Particular importance was attached to the design and construction of medieval buildings - large cathedrals, fortresses, and many other buildings from the Middle Ages bear witness to this. Master builders mostly oriented themselves on ancient models that everyone in Italy and in many other parts of Europe could see with their own eyes, and it was the builders of great cathedrals who decisively drove the transition from Romanesque to Gothic. However, during the Renaissance, the rulers and the cities that had become rich through trade adorned themselves with the widely visible masterpieces of great and famous architects.

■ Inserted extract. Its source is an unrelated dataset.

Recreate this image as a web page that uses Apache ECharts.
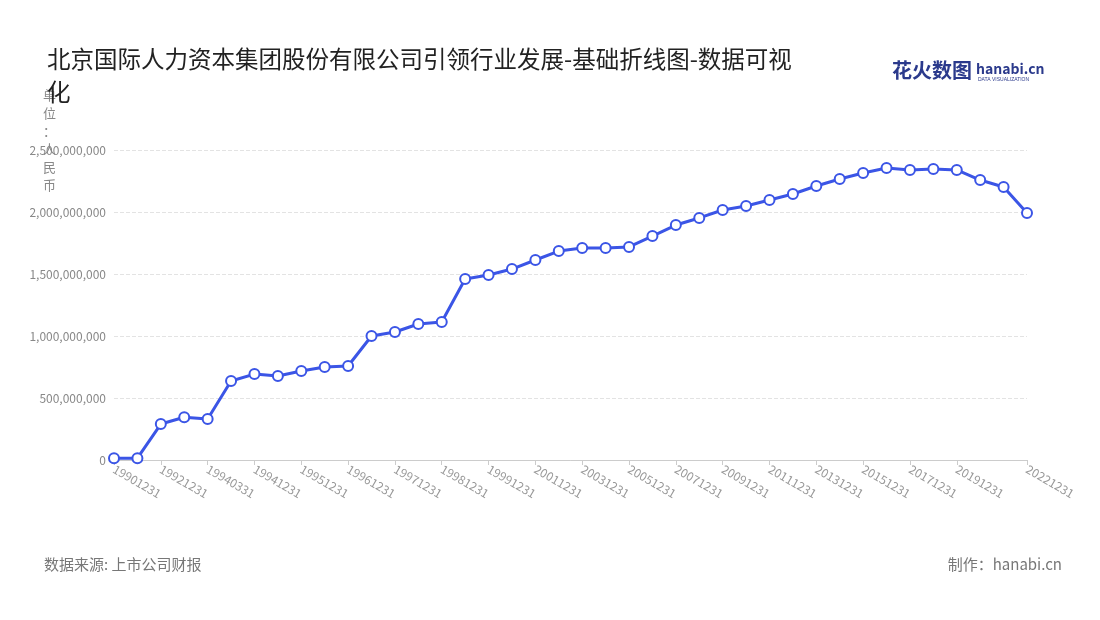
<!DOCTYPE html>
<html><head><meta charset="utf-8">
<script src="https://cdn.jsdelivr.net/npm/echarts@6/dist/echarts.min.js"></script>
<style>body{margin:0}#c{width:1100px;height:620px}</style></head>
<body><div id="c"></div>
<script>
const categories=['19901231','19911231','19921231','19931231','19940331','19940630','19941231','19950630','19951231','19960630','19961231','19970630','19971231','19980630','19981231','19990630','19991231','20001231','20011231','20021231','20031231','20041231','20051231','20061231','20071231','20081231','20091231','20101231','20111231','20121231','20131231','20141231','20151231','20161231','20171231','20181231','20191231','20201231','20211231','20221231'];
const values=[15e6,15e6,290e6,345e6,330e6,637e6,693e6,677e6,718e6,750e6,758e6,1000e6,1032e6,1097e6,1113e6,1460e6,1492e6,1540e6,1613e6,1685e6,1710e6,1710e6,1718e6,1806e6,1895e6,1952e6,2016e6,2048e6,2097e6,2145e6,2210e6,2266e6,2315e6,2355e6,2339e6,2347e6,2339e6,2258e6,2202e6,1992e6];
const F='"Noto Sans CJK SC","Noto Sans",sans-serif';
const ch=echarts.init(document.getElementById('c'));
ch.setOption({
 animation:false,
 textStyle:{fontFamily:F},
 title:{text:'北京国际人力资本集团股份有限公司引领行业发展-基础折线图-数据可视\n化',left:42,top:38,textStyle:{fontSize:23.5,fontWeight:'normal',color:'#222',lineHeight:33,fontFamily:F}},
 graphic:[
  {type:'text',left:892,top:60,style:{text:'花火数图',fontSize:20,fontWeight:'bold',fill:'#2b3a8c',fontFamily:F}},
  {type:'text',left:976,top:62,style:{text:'hanabi.cn',fontSize:14,fontWeight:'bold',fill:'#2b3a8c',fontFamily:F}},
  {type:'text',left:978,top:77,style:{text:'DATA VISUALIZATION',fontSize:5,fill:'#2b3a8c'}},
  {type:'text',left:44,top:557,style:{text:'数据来源: 上市公司财报',fontSize:15,fill:'#777',fontFamily:F}},
  {type:'text',right:38,top:557,style:{text:'制作：hanabi.cn',fontSize:15,fill:'#777',fontFamily:F}},
  {type:'text',left:43,top:86,style:{text:'单\n位\n：\n人\n民\n币',fontSize:13,lineHeight:18,fill:'#888',fontFamily:F}}
 ],
 grid:{left:114,right:73,top:150,bottom:160},
 xAxis:{type:'category',data:categories,boundaryGap:false,
  axisLine:{lineStyle:{color:'#ccc'}},axisTick:{show:true,alignWithLabel:true,interval:function(i){return (i%2===0&&i!==38)||i===39;},lineStyle:{color:'#ccc'}},
  axisLabel:{rotate:-30,color:'#999',fontSize:12,interval:function(i){return (i%2===0&&i!==38)||i===39;},margin:8}},
 yAxis:{type:'value',min:0,max:2500000000,interval:500000000,
  axisLabel:{color:'#888',fontSize:12,formatter:v=>v.toLocaleString('en-US')},
  splitLine:{lineStyle:{type:'dashed',color:'#e3e3e3'}},axisLine:{show:false},axisTick:{show:false}},
 series:[{type:'line',data:values,symbol:'circle',symbolSize:10,
  lineStyle:{color:'#3b55e6',width:3},itemStyle:{color:'#fff',borderColor:'#3b55e6',borderWidth:2}}]
});
</script></body></html>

Since architectural monuments are among the most public and permanent relics that medieval Europe has left us, the examination of the history of western architecture is central to an understanding of this epoch. The early manuscripts and treatises of this are the foundations on which our modern study of Western architecture is based. In addition, they provide wonderful insights into the magnificent buildings that were created in antiquity and the Middle Ages.

Demonstration of a Sample Page

The Book of Cathedrals

Study of Windows Behind an Altar

This 13th century study depicts the windows that typically frame the altar in the east end of a cathedral and attempts to use perspective to show how the two outer windows flank the center. That this is a Gothic cathedral is evidenced by the large windows with pointed arches and stone tracery made possible by the flying buttresses outside (not pictured).

Lighter weight vaulting and stone ribs contributed to the brighter, more elegant aesthetic created by the larger windows of Gothic churches. Tall windows of this type usually lined the aisles of a Gothic cathedral but were sometimes arranged thusly to frame an altar and allow it to receive light from as many directions as possible. Villard de Honnecourt’s notes and instructions fill the margins.